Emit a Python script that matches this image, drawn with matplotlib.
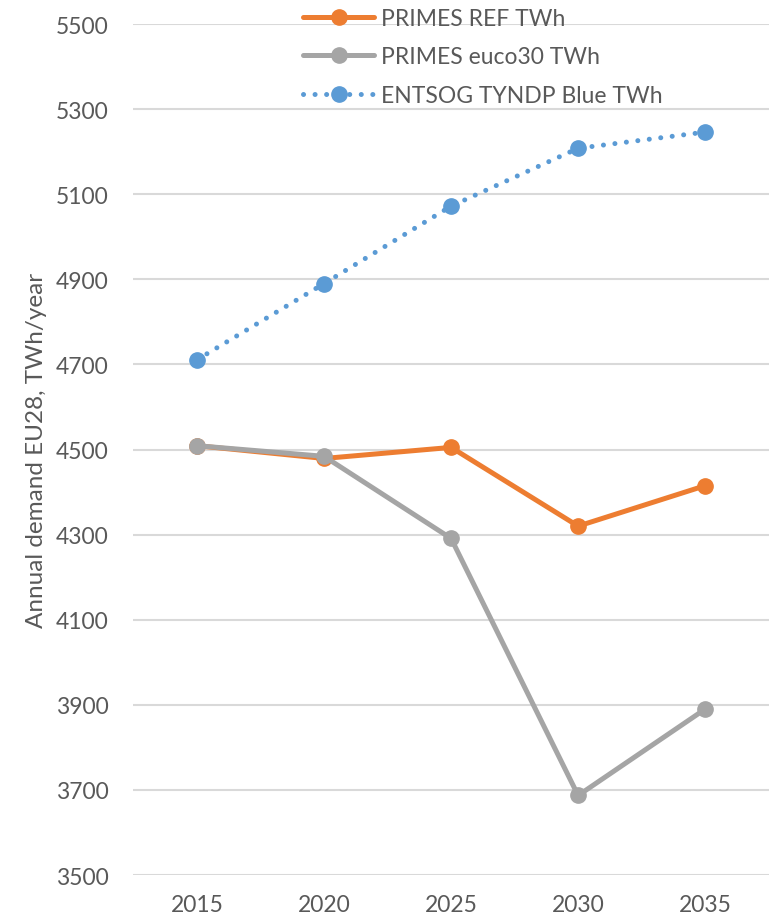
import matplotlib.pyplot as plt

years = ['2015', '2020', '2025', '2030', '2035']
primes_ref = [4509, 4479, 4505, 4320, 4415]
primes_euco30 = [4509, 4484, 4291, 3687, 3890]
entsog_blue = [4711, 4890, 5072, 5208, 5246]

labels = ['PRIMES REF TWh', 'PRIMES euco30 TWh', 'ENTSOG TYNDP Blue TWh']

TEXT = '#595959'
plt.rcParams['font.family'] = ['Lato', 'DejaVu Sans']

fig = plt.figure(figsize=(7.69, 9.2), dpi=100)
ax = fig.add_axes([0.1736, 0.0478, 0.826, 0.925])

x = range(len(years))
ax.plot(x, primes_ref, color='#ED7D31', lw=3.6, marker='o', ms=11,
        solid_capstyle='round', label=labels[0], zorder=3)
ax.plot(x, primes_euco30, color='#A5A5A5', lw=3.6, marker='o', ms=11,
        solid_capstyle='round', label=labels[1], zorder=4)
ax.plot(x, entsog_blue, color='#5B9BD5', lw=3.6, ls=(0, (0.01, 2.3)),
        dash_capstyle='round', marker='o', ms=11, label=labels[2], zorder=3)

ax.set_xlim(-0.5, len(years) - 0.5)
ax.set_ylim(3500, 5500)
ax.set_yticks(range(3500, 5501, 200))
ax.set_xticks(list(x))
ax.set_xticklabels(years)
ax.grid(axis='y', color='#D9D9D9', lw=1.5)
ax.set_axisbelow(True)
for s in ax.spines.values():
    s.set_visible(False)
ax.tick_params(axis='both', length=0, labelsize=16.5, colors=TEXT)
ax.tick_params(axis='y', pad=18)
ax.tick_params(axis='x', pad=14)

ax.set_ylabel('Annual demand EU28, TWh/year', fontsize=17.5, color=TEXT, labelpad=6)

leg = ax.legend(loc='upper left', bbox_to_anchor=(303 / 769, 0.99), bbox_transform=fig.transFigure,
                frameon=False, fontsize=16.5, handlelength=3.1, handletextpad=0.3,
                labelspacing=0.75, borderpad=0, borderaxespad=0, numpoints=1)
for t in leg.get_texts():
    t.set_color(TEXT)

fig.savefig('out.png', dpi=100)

Instruction:
Report how many lines in the listing include the word "matplotlib". Give nothing but the count.

Output below:
2